Já me deparei com pessoas cuja vontade de sobreviver não chegavam aos pés da vontade de sobreviver de qualquer barata que exista. E nenhuma dessas pessoas tinham um cotidiano tão ruim a ponto de se igualar a qualidade de vida de um itinerário que consiste em se esgueirar eternamente pelas sombras e comer lixo. E certamente este não é um estilo de vida que te faz querer continuar vivo.

Inconsolavelmente você despeja o cadáver da criatura em algum lugar longe da sua visão. Senta-se então na cadeira da cozinha e não faz nada além de ponderar o quão estúpido é uma barata querer tanto viver.

O dia a dia de uma barata não passa de um constante terror por perder a vida e o objetivo de tal vida é não ser morta. E o mais impressionante é que elas cumprem esse objetivo excepcionalmente bem. Elas estão aí desde que o mundo é mundo e provavelmente a humanidade vai deixar de existir bem antes da última barata bater as botas. E então a Terra apocalíptica haverá de estar lá, sendo puro lixo e destroço, com uma imensa camada de radiação verde pairando sob a atmosfera, enquanto as baratas reinam sobre um planeta onde só elas mesmas existem, sem sequer terem consciência de tal fato.

Mas não para por aí.

Logo chega aquele questionamento que te faz coçar ainda mais o queixo: “Será que a barata possui a consciência do verdadeiro sentido que a vida foi feita para ter? E, por conseguinte, o sentido da vida na Terra é simplesmente este: o de sobreviver?”. O não-saber é doloroso.

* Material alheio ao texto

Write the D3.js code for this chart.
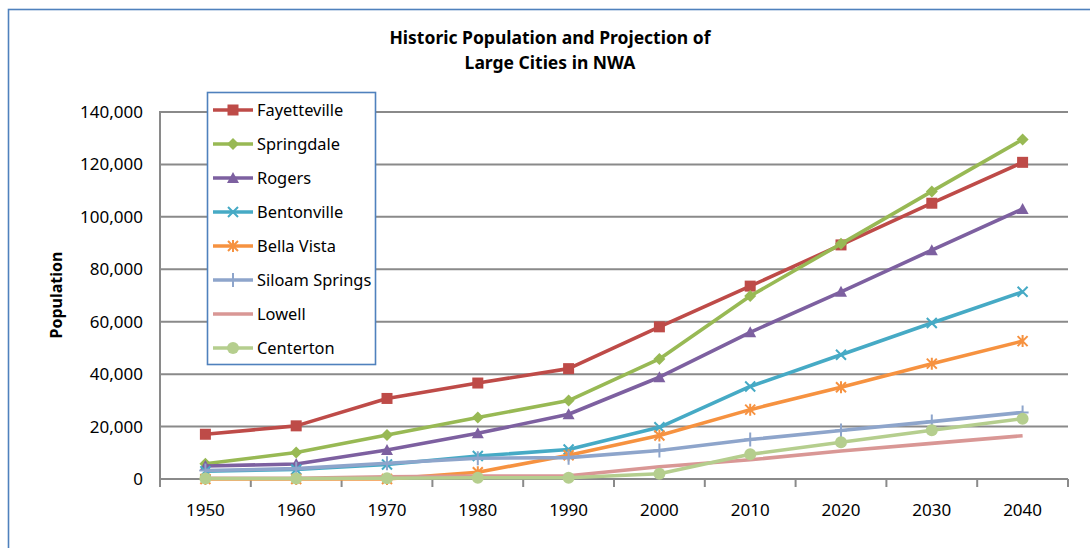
<!DOCTYPE html>
<html>
<head>
<meta charset="utf-8">
<script src="https://cdn.jsdelivr.net/npm/d3@7"></script>
<style>
  body { margin: 0; background: #fff; }
  svg { display: block; font-family: "Noto Sans", sans-serif; }
</style>
</head>
<body>
<div id="chart-container"></div>
<script>
// chart data (census years + projections)
const years = ['1950', '1960', '1970', '1980', '1990', '2000', '2010', '2020', '2030', '2040'];
const fayetteville = [17071, 20274, 30729, 36608, 42099, 58047, 73580, 89300, 105200, 120800];
const springdale = [5835, 10076, 16783, 23458, 29941, 45798, 69797, 89700, 109700, 129500];
const rogers = [4962, 5700, 11050, 17429, 24692, 38829, 55964, 71400, 87300, 103000];
const bentonville = [2942, 3649, 5508, 8756, 11257, 19730, 35301, 47400, 59500, 71400];
const bellaVista = [0, 0, 0, 2589, 9083, 16582, 26461, 35000, 44000, 52600];
const siloamSprings = [3270, 3953, 6009, 7940, 8151, 10843, 15039, 18500, 21900, 25400];
const lowell = [300, 280, 800, 1078, 1224, 4700, 7327, 10700, 13600, 16500];
const centerton = [200, 200, 300, 500, 500, 2000, 9400, 14000, 18600, 23000];
const yTicks = [0, 20000, 40000, 60000, 80000, 100000, 120000, 140000];

const seriesNames = ['Fayetteville', 'Springdale', 'Rogers', 'Bentonville', 'Bella Vista', 'Siloam Springs', 'Lowell', 'Centerton'];
const seriesValues = [fayetteville, springdale, rogers, bentonville, bellaVista, siloamSprings, lowell, centerton];
const colors = ['#BE4B48', '#98B954', '#7D60A0', '#46AAC5', '#F69240', '#8EA5CB', '#D99795', '#B5CE8E'];
const markers = ['square', 'diamond', 'triangle', 'x', 'star', 'plus', 'none', 'circle'];

const width = 1090, height = 548;
const plot = { left: 160, right: 1068, top: 112, bottom: 479 };

const svg = d3.select('#chart-container')
  .append('svg')
  .attr('width', width)
  .attr('height', height);

// outer chart frame
svg.append('rect')
  .attr('x', 8.5).attr('y', 9.5)
  .attr('width', 1200).attr('height', 700)
  .attr('fill', '#fff')
  .attr('stroke', '#4F81BD')
  .attr('stroke-width', 1.6);

const xScale = d3.scaleBand()
  .domain(years)
  .range([plot.left, plot.right])
  .padding(0);
const xPos = d => xScale(d) + xScale.bandwidth() / 2;

const yScale = d3.scaleLinear()
  .domain([0, 140000])
  .range([plot.bottom, plot.top]);

// gridlines
svg.append('g')
  .attr('class', 'grid')
  .selectAll('line')
  .data(yTicks.slice(1))
  .join('line')
  .attr('x1', plot.left).attr('x2', plot.right)
  .attr('y1', d => yScale(d)).attr('y2', d => yScale(d))
  .attr('stroke', '#8a8a8a')
  .attr('stroke-width', 2);

// y axis
const yAxis = svg.append('g')
  .attr('class', 'y-axis')
  .attr('transform', `translate(${plot.left},0)`)
  .call(d3.axisLeft(yScale).tickValues(yTicks).tickSize(0).tickPadding(17).tickFormat(d3.format(',')));
yAxis.select('.domain')
  .attr('d', `M0,${plot.top - 1}V${plot.bottom + 8}`)
  .attr('stroke', '#8a8a8a')
  .attr('stroke-width', 2);
yAxis.selectAll('text')
  .attr('font-size', 17)
  .attr('fill', '#000')
  .attr('font-family', '"Noto Sans", sans-serif');

// x axis with tick marks at category boundaries
const xAxis = svg.append('g')
  .attr('class', 'x-axis')
  .attr('transform', `translate(0,${plot.bottom})`);
xAxis.append('line')
  .attr('x1', plot.left).attr('x2', plot.right)
  .attr('stroke', '#8a8a8a')
  .attr('stroke-width', 2);
xAxis.selectAll('.tick-mark')
  .data(d3.range(years.length + 1))
  .join('line')
  .attr('class', 'tick-mark')
  .attr('x1', i => plot.left + i * xScale.step())
  .attr('x2', i => plot.left + i * xScale.step())
  .attr('y1', 0).attr('y2', 8)
  .attr('stroke', '#8a8a8a')
  .attr('stroke-width', 2);
xAxis.selectAll('.label')
  .data(years)
  .join('text')
  .attr('class', 'label')
  .attr('x', d => xPos(d))
  .attr('y', 37)
  .attr('text-anchor', 'middle')
  .attr('font-size', 17)
  .text(d => d);

// marker drawing
function drawMarker(g, type, color) {
  if (type === 'square') {
    g.append('rect').attr('x', -5.5).attr('y', -5.5).attr('width', 11).attr('height', 11).attr('fill', color);
  } else if (type === 'diamond') {
    g.append('path').attr('d', 'M0,-6L6,0L0,6L-6,0Z').attr('fill', color);
  } else if (type === 'triangle') {
    g.append('path').attr('d', 'M0,-6L6,5L-6,5Z').attr('fill', color);
  } else if (type === 'circle') {
    g.append('circle').attr('r', 6).attr('fill', color);
  } else if (type === 'x') {
    g.append('path').attr('d', 'M-5,-5L5,5M-5,5L5,-5').attr('stroke', color).attr('stroke-width', 2);
  } else if (type === 'star') {
    g.append('path').attr('d', 'M-5,-5L5,5M-5,5L5,-5M0,-6V6').attr('stroke', color).attr('stroke-width', 2);
  } else if (type === 'plus') {
    g.append('path').attr('d', 'M0,-7V7M-6,0H6').attr('stroke', color).attr('stroke-width', 2);
  }
}

const line = d3.line()
  .x((d, i) => xPos(years[i]))
  .y(d => yScale(d));

seriesValues.forEach((values, s) => {
  const g = svg.append('g').attr('class', 'series');
  g.append('path')
    .datum(values)
    .attr('fill', 'none')
    .attr('stroke', colors[s])
    .attr('stroke-width', 3.6)
    .attr('stroke-linejoin', 'round')
    .attr('d', line);
  values.forEach((v, i) => {
    const m = g.append('g').attr('transform', `translate(${xPos(years[i])},${yScale(v)})`);
    drawMarker(m, markers[s], colors[s]);
  });
});

// title
const title = svg.append('text')
  .attr('x', 550)
  .attr('text-anchor', 'middle')
  .attr('font-weight', 'bold')
  .attr('font-size', 17.5);
title.append('tspan').attr('x', 550).attr('y', 44).text('Historic Population and Projection of');
title.append('tspan').attr('x', 550).attr('y', 69).text('Large Cities in NWA');

// y axis title
svg.append('text')
  .attr('transform', 'translate(62,295) rotate(-90)')
  .attr('text-anchor', 'middle')
  .attr('font-weight', 'bold')
  .attr('font-size', 16)
  .text('Population');

// legend
const legend = svg.append('g').attr('class', 'legend');
legend.append('rect')
  .attr('x', 207.5).attr('y', 92.5)
  .attr('width', 168).attr('height', 272)
  .attr('fill', '#fff')
  .attr('stroke', '#4F81BD')
  .attr('stroke-width', 1.6);
seriesNames.forEach((name, s) => {
  const y = 110 + s * 34;
  const row = legend.append('g');
  row.append('line')
    .attr('x1', 213).attr('x2', 253)
    .attr('y1', y).attr('y2', y)
    .attr('stroke', colors[s])
    .attr('stroke-width', 3.6);
  const m = row.append('g').attr('transform', `translate(233,${y})`);
  drawMarker(m, markers[s], colors[s]);
  row.append('text')
    .attr('x', 257)
    .attr('y', y)
    .attr('dy', '0.35em')
    .attr('font-size', 16.4)
    .text(name);
});
</script>
</body>
</html>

Porém, depois de meia hora encarando os utensílios da cozinha, que foram mais cedo pisoteados pela barata agora morta, é possível chegar a conclusão de que tal objetivo não pode ser o sentido universal da vida.

Existiram, sim, criaturas nesta terra que simplesmente tinham outro sentido para suas vidas. Sobreviver estava em segundo plano. Tais criaturas não só morreram, como também se extinguiram, vide tão longe estava, para elas, sobreviver de uma meta de vida. E essas criaturas foram ninguém mais, ninguém menos, que os dinossauros.